# Miami River - West Carrollton



## Nightprowler (Apr 21, 2004)

Anybody familiar enough with the section of river from the W.C. Dam Boat Launch heading north to Bobcat of Dayton to share the water depths? I would like to launch a boat and not lose a lower unit running into a shallow area.

PM: if you can help


----------



## Nightprowler (Apr 21, 2004)




----------



## BMagill (May 5, 2004)

I did that stretch once in my old Triumph boat (years ago) and it did have some really shallow bars after the bend. I ended up having to trim the motor up and use the lifted halfway up trolling motor method.
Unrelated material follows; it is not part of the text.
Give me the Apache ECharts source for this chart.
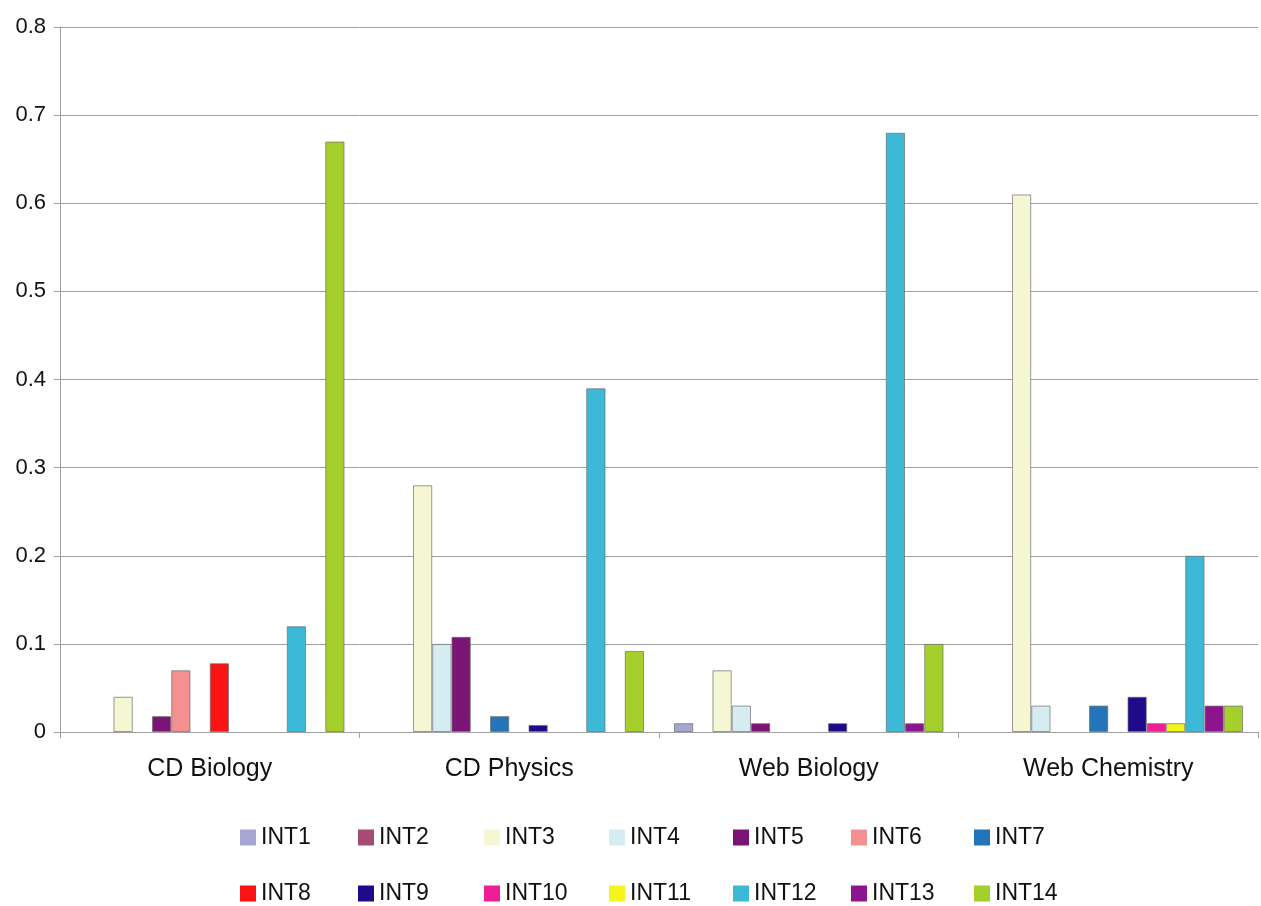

With everything as low as it is right now I'd be really careful.


----------



## Fish Ohio (Aug 10, 2018)

The northern end of that section can get down to 1' depth. Be very careful as you get north of East River Landing.


----------



## whitaker201 (Apr 4, 2014)

Stay middle to opposite side around Holes creek. There used to be a sand bar that came out to the middle of the river there. Once past Holes creek stay in the middle of the river. Cross under bridge in the middle section. Once you get to the ramp (east river road ramp) be careful crossing the flat above the ramp. The flat starts at the weed point/gravel pit opening and ends after you get past the rowers dock. Then it is only about 3'. once above the rowers dock you will see a steep wall on your right going up river and you better not run after you get the the end of that wall. The whole river gets shallow and rocky. As always when checking out a new section be cautious because some areas of the river change more than others every year.

I used to fish down there a lot in my Stratos. Now I take the jet and go up to places others can't go.


----------



## Nightprowler (Apr 21, 2004)

Thanks guys


----------